Pihak pemerintah di Yogyakarta membuat berbagai antisipasi serta himbauan untuk mencegah merembesnya teror Weseterling sehingga sampai memakan korban petinggi negara. Di perbatasan kota Yogyakarta misalnya  pasukan TNI memasang penjagaan khusus mengantisipasi penyusupan pasukan mereka. Semua elite RI seperti Sukarno, Hatta, dan Panglima Besar Sudirman saat itu memasang sikap waspada serta paham bahwa ancaman terror pembunuhan dari Westerling bisa muncul sewaktu-waktu.

"Kahar, berapa yang mati?" begitu tanya Presiden Sukarno kepada Kahar Muzakar pengawalnya yang asal Makassar.

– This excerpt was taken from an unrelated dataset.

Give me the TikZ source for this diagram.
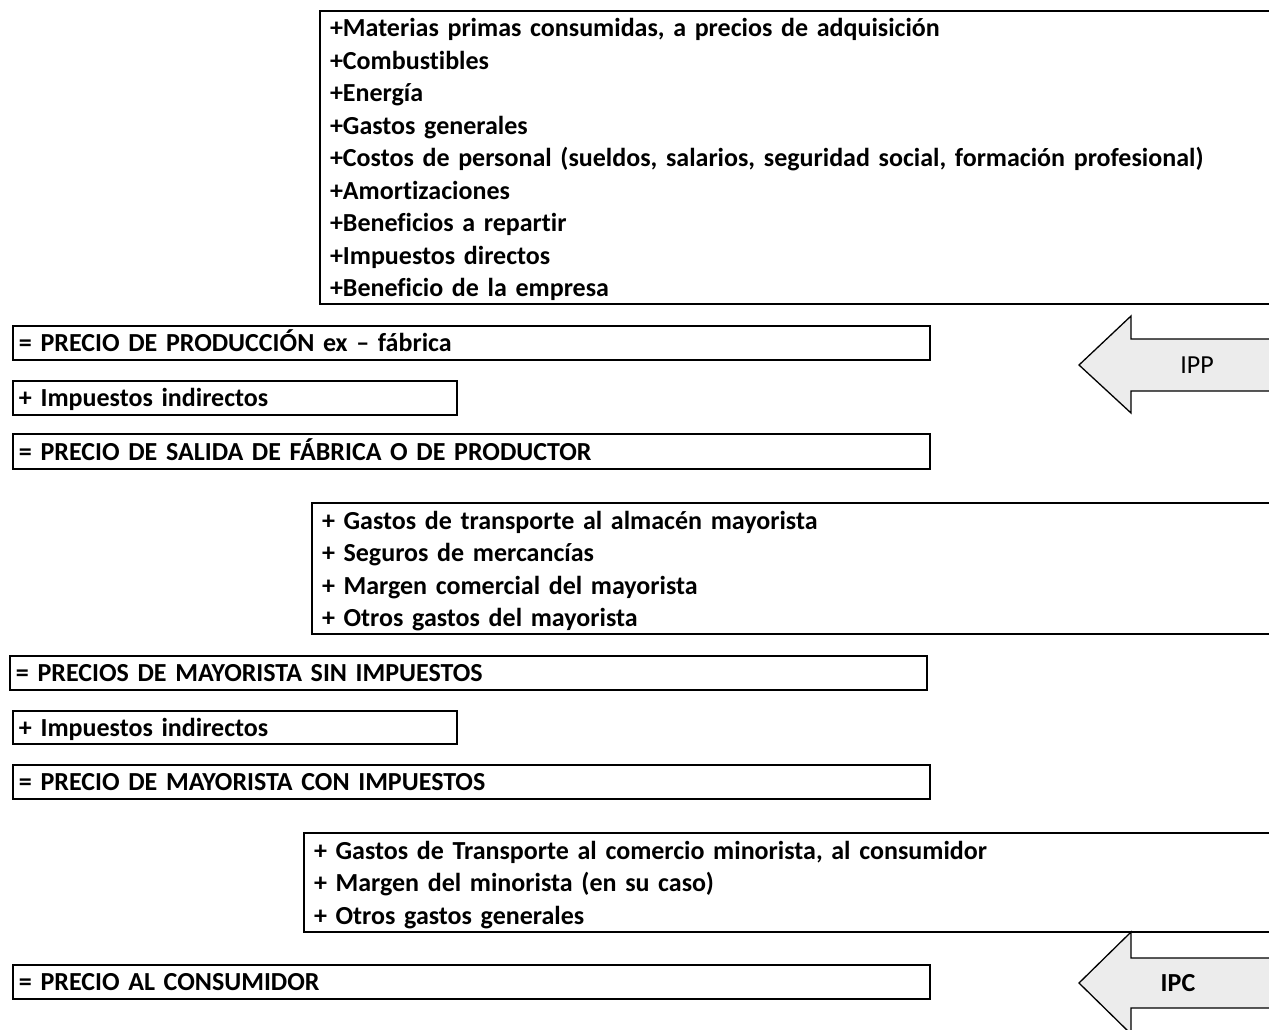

Saat itu di Yogyakarta berita pembantaian rakyat di Sulawesi Selatan oleh pasukan Westerlingg sudah tersebar luas. Tapi pemerintah belum tahu dengan pasti berapa banyak jumlah korbannya.

Mendengar pertanyaan Bung Karno, Kahar berpikir sejenak. Karena juga belum bisa menjawab, dia kemudian  meminta izin kepada presiden untuk mencari tahu berapa banyak korban pembantaian Westerling yang terjadi di kampungnya.

Dan ketika melapor kembali ke Presiden Sukarno, Kahar menyebut angka 40 ribu orang. Sukarno pun terkejut karena jumlah korbannya banyak sekali. Sesaat setelah mendengar kabar mengenai jumlah rakyat yang meninggal dunia, maka Sukaro pun segera memrintahkan agar segera dibuat upacara khusus untuk memperingati tragedi pembantaian massal rakyat Sulawesi Selatan oleh Westerling yang terjadi pada ujung tahun 1946 hingga beberapa bulan di awal tahun 1947.